India’s bilateral successes, however, are not always mirrored by its achievements in the multilateral sphere. Here, generations of Indian diplomats have frequently performed brilliantly but (paradoxically) without achieving much for their country; while others, by taking relatively unyielding stances on issues that might otherwise be resolved through compromise, have tended to earn India the label of “spoiler” or “obstructionist” in multilateral settings. Meanwhile, Indian employees of multilateral organisations (particularly the UN Secretariat, the World Bank and the IMF) have mostly reflected great credit on their country.
We draw below on four substantive fields of foreign policy or forums of significance to India’s multilateral stance to tease out some challenges and successes for India, returning to our central question in our conclusions.
Patterns of engagement
Post-independence India was an enthusiastic supporter of the multilateral system until its set-back at the UN over Kashmir in 1948, which made New Delhi a more tactical and sceptical player, distrustful of Western stratagems and potential betrayals at the UN and elsewhere. In particular, New Delhi retained a strong suspicion of attempts, often by the West, to over-ride state sovereignty. Even in its approach to peacekeeping—India’s most celebrated contribution to the UN, through its generous provision of military and civilian staff—it has always emphasised the need for consent of the parties involved.
During the Cold War, India’s non-aligned foreign policy and the desire to carry greater weight internationally than its frail domestic economy and military resources would permit led to rhetorical jousting at the UN that, while accurately highlighting Western hypocrisy at times, also exposed India’s own double standards (for example on Hungary and Suez, both in 1956).
Following another setback with the UN over the Bangladesh War of 1971 and India’s “peaceful nuclear explosion” of 1974, India’s relationship with the multilateral system went into stasis, to be revived only with the end of the Cold War and the emergence of the UN as a forum for co-operation on security issues (starting with a strategy in 1987 regarding the Iran-Iraq war).
In the early post-Cold War years, the multilateral system experienced an era of euphoria. India often impressed, as at the 1992 Rio Summit on climate change where Kamal Nath and Nitin Desai both played important roles. But occasionally New Delhi opted for a refusenik stance, for example at the conference hammering out the Comprehensive Test Ban Treaty (CTBT) in 1996, where many (and not just in the West) saw it as a “spoiler”.
As India’s own economy grew after the domestic reforms of 1991, its diplomacy increasingly focused on promotion of the country’s economic interests. Notions of Third World solidarity, while surviving in the occasionally rhetorical flourish, were largely dropped. Claims of solidarity had little meaning in WTO negotiations where African agricultural interests could often be at odds with those of India, as Amartya Sen commented tartly in attacking some of New Delhi’s high-minded public pronouncements belied by negotiating positions focused narrowly on Indian interests.
Fixing the high table
As India’s economy took off in the 1990s, India’s interests in relation to the UN system began to change.

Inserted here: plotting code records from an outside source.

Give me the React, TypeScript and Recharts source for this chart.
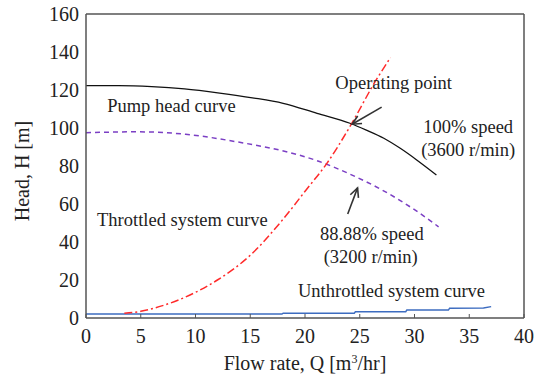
import React from 'react';
import { LineChart, Line, XAxis, YAxis, ReferenceLine, ReferenceDot } from 'recharts';

// axis ticks
const xTicks = [0, 5, 10, 15, 20, 25, 30, 35, 40];
const yTicks = [0, 20, 40, 60, 80, 100, 120, 140, 160];

// 100% speed pump head curve
const pumpQ = [0, 3, 6, 9, 12.2, 15.2, 18, 21.1, 24.1, 25.6, 27.2, 28.7, 30.2, 32];
const pumpH = [122.3, 122.3, 121.8, 120.6, 118.4, 115.9, 113, 107.7, 102.5, 98.9, 94.6, 89.3, 83.2, 75.3];

// 88.88% speed curve
const slowQ = [0, 4.6, 9.1, 13.7, 18.3, 21, 24, 27, 30, 32.2];
const slowH = [97.5, 98, 96.7, 92.8, 87.5, 83, 76, 67.5, 57, 48];

// throttled system curve
const throttQ = [3.5, 5, 7, 10, 12, 15, 18, 20.1, 22, 24.1, 26.5, 27.8];
const throttH = [2.5, 3.5, 6.5, 13.5, 20, 33, 52, 67.4, 81.4, 100.7, 125.3, 137];

// unthrottled system curve
const openQ = [0, 10, 17.9, 18, 24.5, 24.6, 29.2, 29.3, 33.1, 33.2, 36.3, 37];
const openH = [2.1, 2.1, 2.1, 2.5, 2.5, 3.3, 3.3, 4.2, 4.2, 5.1, 5.3, 6];

// annotation texts and their anchor (Q, H)
const noteText = [
  'Pump head curve',
  'Operating point',
  '100% speed',
  '(3600 r/min)',
  'Throttled system curve',
  '88.88% speed',
  '(3200 r/min)',
  'Unthrottled system curve',
];
const noteQ = [7.8, 28.1, 34.9, 34.9, 8.8, 26.1, 26.0, 27.9];
const noteH = [112, 124.2, 101, 88.9, 52.1, 44.7, 32.6, 14.7];

// arrows: tail -> head
const opArrow = [{ x: 27.0, y: 111 }, { x: 24.3, y: 102 }];
const slowArrow = [{ x: 23.9, y: 54.7 }, { x: 24.8, y: 68.5 }];

const rows = (q: number[], h: number[]) => q.map((v, i) => ({ q: v, h: h[i] }));

const FONT = '"Liberation Serif", "DejaVu Serif", serif';
const AXIS = '#555';

const Arrow = (props: any) => {
  const { x1, y1, x2, y2 } = props;
  const a = Math.atan2(y2 - y1, x2 - x1);
  const len = 10;
  const p1 = [x2 - len * Math.cos(a - 0.45), y2 - len * Math.sin(a - 0.45)];
  const p2 = [x2 - len * Math.cos(a + 0.45), y2 - len * Math.sin(a + 0.45)];
  return (
    <g stroke="#333" strokeWidth={1.6} fill="none">
      <line x1={x1} y1={y1} x2={x2} y2={y2} />
      <path d={`M${p1[0]},${p1[1]} L${x2},${y2} L${p2[0]},${p2[1]}`} />
    </g>
  );
};

const XTitle = (props: any) => {
  const { viewBox } = props;
  const cx = viewBox.x + viewBox.width / 2;
  const y = viewBox.y + 52;
  return (
    <text x={cx} y={y} textAnchor="middle" fontFamily={FONT} fontSize={20} fill="#222">
      Flow rate, Q [m<tspan dy={-7} fontSize={12}>3</tspan>
      <tspan dy={7}>/hr]</tspan>
    </text>
  );
};

const YTitle = (props: any) => {
  const { viewBox } = props;
  const cx = viewBox.x + 14;
  const cy = viewBox.y + viewBox.height / 2 + 5;
  return (
    <text
      x={cx}
      y={cy}
      transform={`rotate(-90, ${cx}, ${cy})`}
      textAnchor="middle"
      dominantBaseline="central"
      fontFamily={FONT}
      fontSize={20}
      fill="#222"
    >
      Head, H [m]
    </text>
  );
};

export default function App() {
  const tickStyle = { fontFamily: FONT, fontSize: 20, fill: '#222' };
  return (
    <div style={{ position: 'absolute', left: 0, top: 0, background: '#fff' }}>
      <LineChart width={536} height={378} margin={{ top: 14, right: 12, bottom: 10, left: 8 }}>
        <XAxis
          dataKey="q"
          type="number"
          domain={[0, 40]}
          ticks={xTicks}
          allowDataOverflow
          height={50}
          tick={tickStyle}
          tickSize={-4}
          tickMargin={15}
          tickLine={{ stroke: AXIS }}
          axisLine={{ stroke: AXIS, strokeWidth: 1.5 }}
          label={{ content: XTitle }}
        />
        <YAxis
          type="number"
          domain={[0, 160]}
          ticks={yTicks}
          allowDataOverflow
          width={78}
          tick={tickStyle}
          tickSize={0}
          tickMargin={7}
          tickLine={false}
          axisLine={{ stroke: AXIS, strokeWidth: 1.5 }}
          label={{ content: YTitle }}
        />
        <ReferenceLine y={160} stroke={AXIS} strokeWidth={1.5} />
        <ReferenceLine x={40} stroke={AXIS} strokeWidth={1.5} />

        <Line
          data={rows(openQ, openH)}
          dataKey="h"
          type="linear"
          stroke="#3d6cc0"
          strokeWidth={1.4}
          dot={false}
          isAnimationActive={false}
        />
        <Line
          data={rows(slowQ, slowH)}
          dataKey="h"
          type="monotone"
          stroke="#7b3fc4"
          strokeWidth={1.5}
          strokeDasharray="5 4"
          dot={false}
          isAnimationActive={false}
        />
        <Line
          data={rows(pumpQ, pumpH)}
          dataKey="h"
          type="monotone"
          stroke="#111"
          strokeWidth={1.3}
          dot={false}
          isAnimationActive={false}
        />
        <Line
          data={rows(throttQ, throttH)}
          dataKey="h"
          type="monotone"
          stroke="#ff2a2a"
          strokeWidth={1.5}
          strokeDasharray="8 3 2 3"
          dot={false}
          isAnimationActive={false}
        />

        <ReferenceLine segment={opArrow} shape={Arrow} />
        <ReferenceLine segment={slowArrow} shape={Arrow} />

        {noteText.map((t, i) => (
          <ReferenceDot
            key={t}
            x={noteQ[i]}
            y={noteH[i]}
            r={1}
            fill="none"
            stroke="none"
            label={{ value: t, position: 'center', fontFamily: FONT, fontSize: 18.5, fill: '#222' }}
          />
        ))}
      </LineChart>
    </div>
  );
}
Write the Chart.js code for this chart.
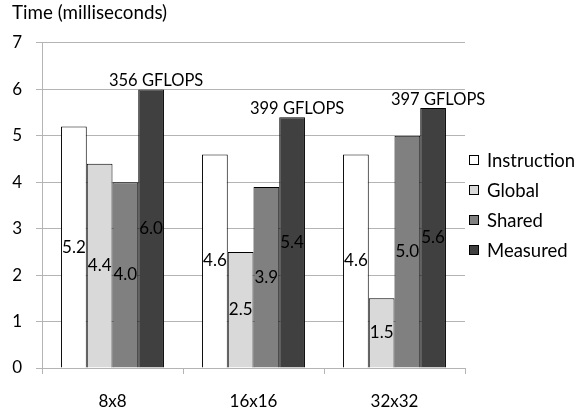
<!DOCTYPE html>
<html>
<head>
<meta charset="utf-8">
<script src="https://cdn.jsdelivr.net/npm/chart.js@4/dist/chart.umd.min.js"></script>
<style>
  html, body { margin: 0; padding: 0; background: #fff; }
  #wrap { width: 576px; height: 415px; }
</style>
</head>
<body>
<div id="wrap"><canvas id="c"></canvas></div>
<script>
// Block sizes
const categories = ['8x8', '16x16', '32x32'];
// Time per series, in milliseconds
const instruction = [5.2, 4.6, 4.6];
const global = [4.4, 2.5, 1.5];
const shared = [4.0, 3.9, 5.0];
const measured = [6.0, 5.4, 5.6];
// Achieved throughput for each measured run
const gflops = [356, 399, 397];
const yTicks = [0, 1, 2, 3, 4, 5, 6, 7];

const FONT = 'Lato, "DejaVu Sans", sans-serif';
const GRID = '#b4b4b4';

// Value printed in the middle of every bar
const barValues = {
  id: 'barValues',
  afterDatasetsDraw(chart) {
    const ctx = chart.ctx;
    ctx.save();
    ctx.font = '17px ' + FONT;
    ctx.fillStyle = '#000';
    ctx.textAlign = 'center';
    ctx.textBaseline = 'middle';
    chart.data.datasets.forEach((ds, i) => {
      chart.getDatasetMeta(i).data.forEach((bar, j) => {
        ctx.fillText(ds.data[j].toFixed(1), bar.x, (bar.y + bar.base) / 2);
      });
    });
    ctx.restore();
  }
};

// GFLOPS note above each measured bar
const gflopsNotes = {
  id: 'gflopsNotes',
  afterDatasetsDraw(chart) {
    const ctx = chart.ctx;
    const meta = chart.getDatasetMeta(3);
    ctx.save();
    ctx.font = '16.5px ' + FONT;
    ctx.fillStyle = '#000';
    ctx.textAlign = 'center';
    ctx.textBaseline = 'alphabetic';
    meta.data.forEach((bar, j) => {
      ctx.fillText(gflops[j] + ' GFLOPS', bar.x + 5, bar.y - 3);
    });
    ctx.restore();
  }
};

// Legend column on the right
const sideLegend = {
  id: 'sideLegend',
  afterDraw(chart) {
    const ctx = chart.ctx;
    const x0 = chart.chartArea.right + 4;
    ctx.save();
    ctx.font = '18.5px ' + FONT;
    ctx.textAlign = 'left';
    ctx.textBaseline = 'middle';
    chart.data.datasets.forEach((ds, i) => {
      const cy = 160 + i * 30;
      ctx.fillStyle = ds.backgroundColor;
      ctx.fillRect(x0 + 0.5, cy - 4.5, 9, 9);
      ctx.strokeStyle = '#000';
      ctx.lineWidth = 1;
      ctx.strokeRect(x0 + 0.5, cy - 4.5, 9, 9);
      ctx.fillStyle = '#000';
      ctx.fillText(ds.label, x0 + 18, cy + 1);
    });
    ctx.restore();
  }
};

const mk = (label, data, color) => ({
  label, data,
  backgroundColor: color,
  borderColor: '#000',
  borderWidth: 1,
  barPercentage: 1.0,
  categoryPercentage: 0.73
});

new Chart(document.getElementById('c'), {
  type: 'bar',
  data: {
    labels: categories,
    datasets: [
      mk('Instruction', instruction, '#ffffff'),
      mk('Global', global, '#d9d9d9'),
      mk('Shared', shared, '#808080'),
      mk('Measured', measured, '#404040')
    ]
  },
  options: {
    responsive: true,
    maintainAspectRatio: false,
    devicePixelRatio: 1,
    animation: false,
    layout: { padding: { left: 12, right: 111, top: 0, bottom: 0 } },
    plugins: {
      legend: { display: false },
      tooltip: { enabled: false },
      title: {
        display: true,
        text: 'Time (milliseconds)',
        align: 'start',
        color: '#000',
        font: { family: FONT, size: 18.8, weight: 'normal' },
        padding: { top: 2, bottom: 18.4 }
      }
    },
    scales: {
      x: {
        offset: true,
        grid: {
          display: true,
          drawOnChartArea: false,
          drawTicks: true,
          tickLength: 6,
          color: GRID
        },
        border: { display: true, color: GRID },
        ticks: { color: '#000', padding: 17, font: { family: FONT, size: 17 } },
        afterFit(scale) { scale.height = 47; }
      },
      y: {
        min: 0,
        max: 7,
        afterBuildTicks(scale) { scale.ticks = yTicks.map(v => ({ value: v })); },
        grid: { color: GRID, tickLength: 6 },
        border: { display: true, color: GRID },
        ticks: { color: '#000', padding: 14, font: { family: FONT, size: 17 } },
        afterFit(scale) { scale.width = 30; }
      }
    }
  },
  plugins: [barValues, gflopsNotes, sideLegend]
});
</script>
</body>
</html>
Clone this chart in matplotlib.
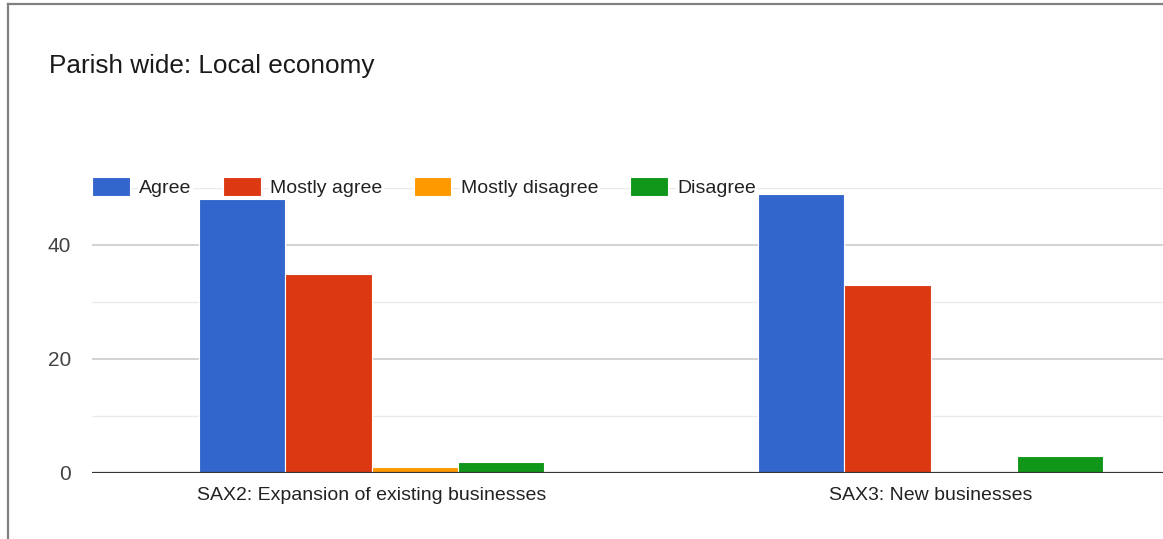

Its economic success cast it as a model for many other developing nations, but also gave India a larger stake in international rules and order. Thus, India began a transition from being a reluctant and selective ‘rule taker’ to seeking to join the ‘rule makers’. Hence, the new saliency of the UN Security Council (UNSC), the only international body authorised to mandate the use of force, and the new ambition to secure a permanent seat.
In 1991-92, India sat as an elected member and, with some foresight, sought to temper Western enthusiasm for armed intervention (in Kurdish territories, in Africa, and in the Balkans). In 1996, India ran again for an elected seat. It competed with Japan and lost massively. Indian diplomats complained of the debilitating effects of Japanese “chequebook diplomacy”—and doubtless this factor played a role—but New Delhi ignored the impact of its caustic performance at the CTBT conference earlier that year, which alienated not a few of its Non-aligned Movement (NAM) friends.
New Delhi was wary of the expanding scope of the UNSC’s remit, and the Council’s continuing interventionism, and—especially after 1996—came to see a permanent seat in the body as important to its interests. In the run-up to a 2005 UN Summit, India developed a proposal for UNSC reform, banding together with three other permanent seat claimants: Brazil, Germany and Japan (the G-4). It allowed for a couple more permanent seats for Africa and a few more elected ones for other nations.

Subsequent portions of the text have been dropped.